The Witzenmann Group is one of the world's leading manufacturers of flexible metal components such as hoses, expansion joints, bellows and automotive parts. Headquartered in Pforzheim, Germany, the group is workplace to 3,200 employees; in 2008 its subsidiaries worldwide generated more than 400 million euros in sales.
IBIS: Mr. Somann, you conducted the RBE Plus User and Role Analysis. What were your goals?
Torsten J. Somann: We currently deploy SAP at eight sites in various user departments. We wanted to understand which functions our SAP users employed at these sites, and how often. Our aim was to improve management of licenses to reduce costs. And we wanted to gain transparency for the sites soon to be implementing SAP.
IBIS: Were you just interested in reducing license costs or did you have other goals too?
Torsten J. Somann: The upcoming negotiations with SAP were certainly the initial motivation. But it's also vital to identify the areas of the worldwide SAP system our staff use most frequently – what authorizations users have, and who uses what most. Another goal was to optimize our authorization system.
IBIS: Could you tell us some of the questions the RBE Plus User and Role Analysis answered for you?
Torsten J. Somann: We wanted to achieve two things: license optimization and a process/ usage analysis. We used the tool to figure out whether we'd assigned users the correct license types and categories. Another major task was to check the quality of user master data – mainly for staff outside Germany. We were able to pinpoint where information had been poorly maintained. Plus, we wanted data on our active users -- whether they logged on to the system and if so, how often and to what extent (which transactions they executed and how frequently.) It was also important to find out about the creation and changing of data and documents.

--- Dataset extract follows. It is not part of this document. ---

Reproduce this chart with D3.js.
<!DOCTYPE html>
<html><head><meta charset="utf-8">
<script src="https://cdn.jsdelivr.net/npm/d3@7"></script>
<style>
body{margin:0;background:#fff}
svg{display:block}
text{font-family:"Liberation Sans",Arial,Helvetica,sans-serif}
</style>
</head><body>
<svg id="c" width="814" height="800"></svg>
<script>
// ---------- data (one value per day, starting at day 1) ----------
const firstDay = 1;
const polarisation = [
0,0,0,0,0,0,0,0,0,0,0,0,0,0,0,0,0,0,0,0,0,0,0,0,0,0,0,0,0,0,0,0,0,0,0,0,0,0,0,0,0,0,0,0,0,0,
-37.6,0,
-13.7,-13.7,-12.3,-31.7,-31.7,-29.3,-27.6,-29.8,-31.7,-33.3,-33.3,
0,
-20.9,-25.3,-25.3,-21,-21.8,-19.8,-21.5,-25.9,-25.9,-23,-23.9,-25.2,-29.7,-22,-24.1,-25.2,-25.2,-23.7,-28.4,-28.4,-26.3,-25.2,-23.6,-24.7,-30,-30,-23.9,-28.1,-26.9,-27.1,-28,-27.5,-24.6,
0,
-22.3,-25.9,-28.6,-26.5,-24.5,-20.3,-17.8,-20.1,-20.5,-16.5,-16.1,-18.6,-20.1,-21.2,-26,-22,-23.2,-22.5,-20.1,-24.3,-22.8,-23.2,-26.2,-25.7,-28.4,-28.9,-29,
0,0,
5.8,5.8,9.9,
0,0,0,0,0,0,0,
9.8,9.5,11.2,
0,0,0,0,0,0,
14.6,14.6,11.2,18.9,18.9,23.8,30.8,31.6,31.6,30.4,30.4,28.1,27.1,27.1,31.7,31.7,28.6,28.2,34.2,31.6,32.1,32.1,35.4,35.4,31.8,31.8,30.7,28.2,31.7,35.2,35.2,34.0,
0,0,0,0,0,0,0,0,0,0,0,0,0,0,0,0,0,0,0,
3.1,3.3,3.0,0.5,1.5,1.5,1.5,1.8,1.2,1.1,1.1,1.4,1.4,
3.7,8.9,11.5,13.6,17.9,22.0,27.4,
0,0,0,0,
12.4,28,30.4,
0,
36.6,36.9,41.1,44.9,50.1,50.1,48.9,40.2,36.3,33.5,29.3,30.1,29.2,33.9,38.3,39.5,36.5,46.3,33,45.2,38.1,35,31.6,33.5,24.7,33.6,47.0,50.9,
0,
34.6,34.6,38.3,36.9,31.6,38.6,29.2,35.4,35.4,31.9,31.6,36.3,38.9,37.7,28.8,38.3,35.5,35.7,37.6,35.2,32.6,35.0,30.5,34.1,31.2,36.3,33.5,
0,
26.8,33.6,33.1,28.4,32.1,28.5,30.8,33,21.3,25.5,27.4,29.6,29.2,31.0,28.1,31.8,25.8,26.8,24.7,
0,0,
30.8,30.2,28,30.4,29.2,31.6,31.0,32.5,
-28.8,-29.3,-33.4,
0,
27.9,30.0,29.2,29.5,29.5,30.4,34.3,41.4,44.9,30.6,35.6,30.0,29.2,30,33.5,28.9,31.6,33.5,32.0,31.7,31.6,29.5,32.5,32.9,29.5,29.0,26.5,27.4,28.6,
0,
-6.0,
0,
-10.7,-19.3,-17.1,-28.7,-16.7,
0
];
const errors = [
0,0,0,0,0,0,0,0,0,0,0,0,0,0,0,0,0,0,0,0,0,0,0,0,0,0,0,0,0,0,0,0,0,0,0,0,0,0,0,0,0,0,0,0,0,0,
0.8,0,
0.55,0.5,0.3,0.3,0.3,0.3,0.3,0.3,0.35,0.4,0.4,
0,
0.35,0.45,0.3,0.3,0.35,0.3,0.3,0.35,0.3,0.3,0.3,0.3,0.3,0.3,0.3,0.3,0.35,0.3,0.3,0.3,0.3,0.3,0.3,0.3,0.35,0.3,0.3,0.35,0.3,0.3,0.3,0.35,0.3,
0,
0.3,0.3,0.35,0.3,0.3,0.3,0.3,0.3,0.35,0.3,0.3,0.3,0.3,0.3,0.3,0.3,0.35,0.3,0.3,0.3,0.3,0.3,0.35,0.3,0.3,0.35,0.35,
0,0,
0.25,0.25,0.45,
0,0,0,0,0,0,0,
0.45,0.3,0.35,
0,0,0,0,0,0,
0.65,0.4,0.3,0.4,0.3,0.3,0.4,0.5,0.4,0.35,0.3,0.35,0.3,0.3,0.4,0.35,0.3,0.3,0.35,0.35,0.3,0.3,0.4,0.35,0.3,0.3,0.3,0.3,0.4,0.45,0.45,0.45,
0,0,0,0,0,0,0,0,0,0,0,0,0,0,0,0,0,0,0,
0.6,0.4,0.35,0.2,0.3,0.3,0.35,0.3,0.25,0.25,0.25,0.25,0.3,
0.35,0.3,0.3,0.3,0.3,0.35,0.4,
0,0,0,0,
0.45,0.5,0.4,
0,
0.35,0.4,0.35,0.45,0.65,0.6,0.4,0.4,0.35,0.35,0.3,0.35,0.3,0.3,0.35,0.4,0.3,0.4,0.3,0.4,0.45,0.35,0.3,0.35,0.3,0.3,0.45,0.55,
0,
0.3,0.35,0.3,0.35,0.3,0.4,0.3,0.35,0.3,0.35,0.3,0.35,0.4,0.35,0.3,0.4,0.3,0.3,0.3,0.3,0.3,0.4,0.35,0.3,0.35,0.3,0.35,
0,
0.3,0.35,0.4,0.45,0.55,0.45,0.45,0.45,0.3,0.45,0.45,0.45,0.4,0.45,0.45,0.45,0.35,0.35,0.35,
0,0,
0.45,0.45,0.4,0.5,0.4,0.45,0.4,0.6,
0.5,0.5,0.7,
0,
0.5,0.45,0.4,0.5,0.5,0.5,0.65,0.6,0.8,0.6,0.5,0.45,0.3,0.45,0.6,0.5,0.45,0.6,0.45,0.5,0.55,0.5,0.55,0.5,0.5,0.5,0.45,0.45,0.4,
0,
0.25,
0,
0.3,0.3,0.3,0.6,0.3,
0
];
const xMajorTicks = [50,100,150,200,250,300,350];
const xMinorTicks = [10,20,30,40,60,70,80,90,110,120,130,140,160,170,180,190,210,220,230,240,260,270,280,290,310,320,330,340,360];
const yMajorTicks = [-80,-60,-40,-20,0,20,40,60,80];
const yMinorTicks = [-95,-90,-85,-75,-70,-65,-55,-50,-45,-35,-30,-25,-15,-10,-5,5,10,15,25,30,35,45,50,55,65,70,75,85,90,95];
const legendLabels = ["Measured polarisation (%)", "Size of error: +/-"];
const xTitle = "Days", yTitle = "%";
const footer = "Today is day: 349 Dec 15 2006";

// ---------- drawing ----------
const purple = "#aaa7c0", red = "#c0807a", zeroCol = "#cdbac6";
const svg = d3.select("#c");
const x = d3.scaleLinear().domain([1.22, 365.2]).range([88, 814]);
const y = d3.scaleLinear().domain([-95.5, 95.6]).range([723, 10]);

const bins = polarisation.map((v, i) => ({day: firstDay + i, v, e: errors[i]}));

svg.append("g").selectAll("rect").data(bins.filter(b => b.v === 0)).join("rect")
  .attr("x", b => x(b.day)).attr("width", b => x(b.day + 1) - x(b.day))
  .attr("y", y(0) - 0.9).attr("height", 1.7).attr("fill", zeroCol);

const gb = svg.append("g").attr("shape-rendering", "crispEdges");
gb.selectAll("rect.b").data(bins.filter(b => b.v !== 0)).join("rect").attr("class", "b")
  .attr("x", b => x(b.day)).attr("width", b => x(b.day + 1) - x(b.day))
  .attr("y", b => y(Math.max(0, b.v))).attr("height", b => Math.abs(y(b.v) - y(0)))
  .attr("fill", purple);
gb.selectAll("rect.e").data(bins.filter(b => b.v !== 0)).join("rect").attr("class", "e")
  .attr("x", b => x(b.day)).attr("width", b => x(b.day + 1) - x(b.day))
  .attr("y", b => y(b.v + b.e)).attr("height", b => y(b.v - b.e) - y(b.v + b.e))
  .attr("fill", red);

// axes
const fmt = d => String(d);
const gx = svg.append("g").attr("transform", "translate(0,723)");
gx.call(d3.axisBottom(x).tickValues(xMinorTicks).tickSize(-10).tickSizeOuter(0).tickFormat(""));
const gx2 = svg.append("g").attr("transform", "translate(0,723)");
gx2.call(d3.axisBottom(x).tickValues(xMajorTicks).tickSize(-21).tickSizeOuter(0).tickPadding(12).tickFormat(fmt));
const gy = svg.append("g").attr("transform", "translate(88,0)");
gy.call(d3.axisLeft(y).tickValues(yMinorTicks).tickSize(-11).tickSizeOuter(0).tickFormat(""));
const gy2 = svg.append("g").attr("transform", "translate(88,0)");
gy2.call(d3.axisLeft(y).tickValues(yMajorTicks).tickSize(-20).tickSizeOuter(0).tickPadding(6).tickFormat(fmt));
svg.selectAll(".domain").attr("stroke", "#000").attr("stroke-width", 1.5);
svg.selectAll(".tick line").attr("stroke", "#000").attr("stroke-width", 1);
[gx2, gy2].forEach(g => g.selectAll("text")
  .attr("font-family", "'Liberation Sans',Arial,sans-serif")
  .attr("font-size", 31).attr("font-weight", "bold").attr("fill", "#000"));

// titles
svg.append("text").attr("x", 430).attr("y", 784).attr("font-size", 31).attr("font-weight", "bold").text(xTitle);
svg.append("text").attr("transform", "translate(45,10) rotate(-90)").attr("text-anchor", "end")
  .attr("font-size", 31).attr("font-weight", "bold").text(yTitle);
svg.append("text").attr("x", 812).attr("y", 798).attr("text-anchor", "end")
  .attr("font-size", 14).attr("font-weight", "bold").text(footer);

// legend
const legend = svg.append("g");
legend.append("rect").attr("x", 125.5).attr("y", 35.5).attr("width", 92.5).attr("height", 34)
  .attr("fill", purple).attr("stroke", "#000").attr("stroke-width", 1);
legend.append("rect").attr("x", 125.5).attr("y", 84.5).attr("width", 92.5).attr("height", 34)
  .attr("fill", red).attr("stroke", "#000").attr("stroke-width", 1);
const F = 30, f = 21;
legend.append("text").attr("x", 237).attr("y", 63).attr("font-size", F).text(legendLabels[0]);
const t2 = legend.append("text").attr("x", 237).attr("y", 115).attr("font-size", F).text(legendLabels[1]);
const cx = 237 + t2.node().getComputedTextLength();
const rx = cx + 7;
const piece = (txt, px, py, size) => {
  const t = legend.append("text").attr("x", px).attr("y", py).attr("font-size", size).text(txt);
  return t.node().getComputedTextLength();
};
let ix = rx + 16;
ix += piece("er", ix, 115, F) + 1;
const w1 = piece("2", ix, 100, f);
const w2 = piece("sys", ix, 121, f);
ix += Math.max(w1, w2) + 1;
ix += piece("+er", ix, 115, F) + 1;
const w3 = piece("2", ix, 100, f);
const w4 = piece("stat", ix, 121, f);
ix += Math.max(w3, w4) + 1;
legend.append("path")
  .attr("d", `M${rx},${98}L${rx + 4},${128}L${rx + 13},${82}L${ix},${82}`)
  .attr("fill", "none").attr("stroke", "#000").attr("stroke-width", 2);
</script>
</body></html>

In view of the IT security activities we're currently implementing, it helped us to better define user roles. Another advantage for our proposed license measurement with SAP is that components incurring license fees are analyzed as they really are. At the same time, the tool shows us document and transaction volumes for each component.
IBIS: Did you encounter any problems with employee data privacy?
Torsten J. Somann: No. We had no problems with that because the evaluations did not extend beyond the user master data and information already contained in the SAP system.
IBIS: Can you cite benefits specific to the RBE User and Role Analysis?
Torsten J. Somann: In addition to the findings relevant to license measurement, the User and Role Analysis delivers a lot of statistics – all the way down to document level. This gives us profound insight into our employees' usage, which we can use to tackle a variety of IT and process-related challenges, such as optimization and harmonization. The analysis facilitates support, training sessions, processes, standardization and so on. And management benefits from a large amount of useful information condensed onto just a few pages.
IBIS: Can you see any requirements IBIS should focus on for the RBE Plus User and Role Analysis?
Torsten J. Somann: We're all set at the moment. But we might run into other challenges in non-IT areas after the project presentation. And again, we'll rely heavily on IBIS to help us find solutions.
IBIS: So what comes next? What other projects do you have planned?
Torsten J. Somann: Over and above a comprehensive RBE Plus Analysis of our existing system landscape, we've planned some other projects worth mentioning: implementation of SAP Portal, Identity Management and SCM; plus SAP rollouts in China, Brazil, Russia and India. And we'll be deploying paper-to-ERP software (automatic processing of incoming invoices).